Dal tabacco arriva un’altra risposta nella lotta al covid. E a dimostrarlo è una ricerca condotta da un team di ricercatori di Tls, insieme a Enea e Cnr, che sono riusciti a riprodurre due anticorpi monoclonali contro il coronavirus utilizzando come “biofabbrica” una specie selvatica della pianta del tabacco.
Il risultato dello studio, che è stato pubblicato sulla rivista internazionale Frontiers in plant science, ha evidenziato come i due anticorpi possono riprodursi con tempi e costi ridotti rispetto ai metodi tradizionali.
All’inizio i ricercatori di Toscana life sciences hanno isolato, in un paziente affetto da covid, uno dei due anticorpi dotato di una potente azione neutralizzante contro il virus; successivamente i colleghi di Enea hanno prodotto l’anticorpo in piante di Nicotiana benthamiana( la specie selvatica di pianta del tabacco, ndr) servendosi della piattaforma biotecnologica Plant molecular farming, che è in grado di effettuare la sintesi di molecole bioattive ad alto valore aggiunto. La molecola ottenuta è stata poi caratterizzata biochimicamente dai ricercatori del Cnr.
“I risultati ottenuti ci hanno consentito di dimostrare che gli anticorpi prodotti in pianta riescono a boccare la replicazione del virus mantenendo dunque le stesse capacità funzionali delle corrispondenti molecole prodotte nei sistemi tradizionali”.
Parole di Marcello Donini, ricercatore di Enea, che ha inoltre evidenziato come la tecnologia di produzione adottata in Enea “potrebbe essere una valida alternativa rispetto alle piattaforme tradizionali, basate su colture cellulari per la produzione di anticorpi neutralizzanti, da utilizzare sia come terapeutici che come diagnostici, in grado di soddisfare la domanda nazionale in tempi brevi e con investimenti sensibilmente inferiori”.

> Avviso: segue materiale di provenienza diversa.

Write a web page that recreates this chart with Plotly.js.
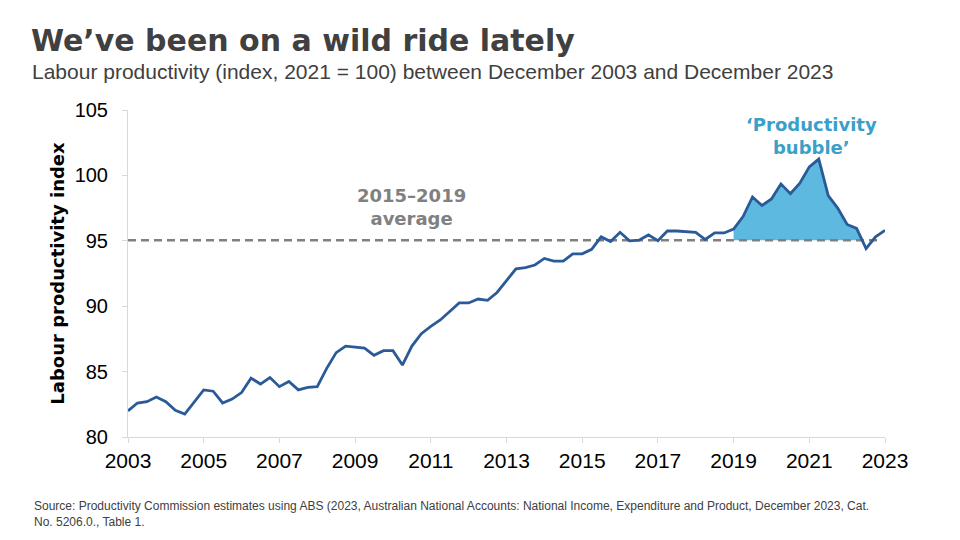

L’ampliamento della piattaforma di Plant molecular farming da scala di laboratorio a scala pilota, viene evidenziato in un comunicato, “permetterebbe la produzione di anticorpi sufficienti per la valutazione in studi clinici in circa 3-4 mesi, contro i 6-7 necessari con sistemi di produzione in cellule di mammifero, consentendo di rispondere a possibili emergenze pandemiche in modo tempestivo e a costi di produzione ridotti, senza ricorrere a piante geneticamente modificate”.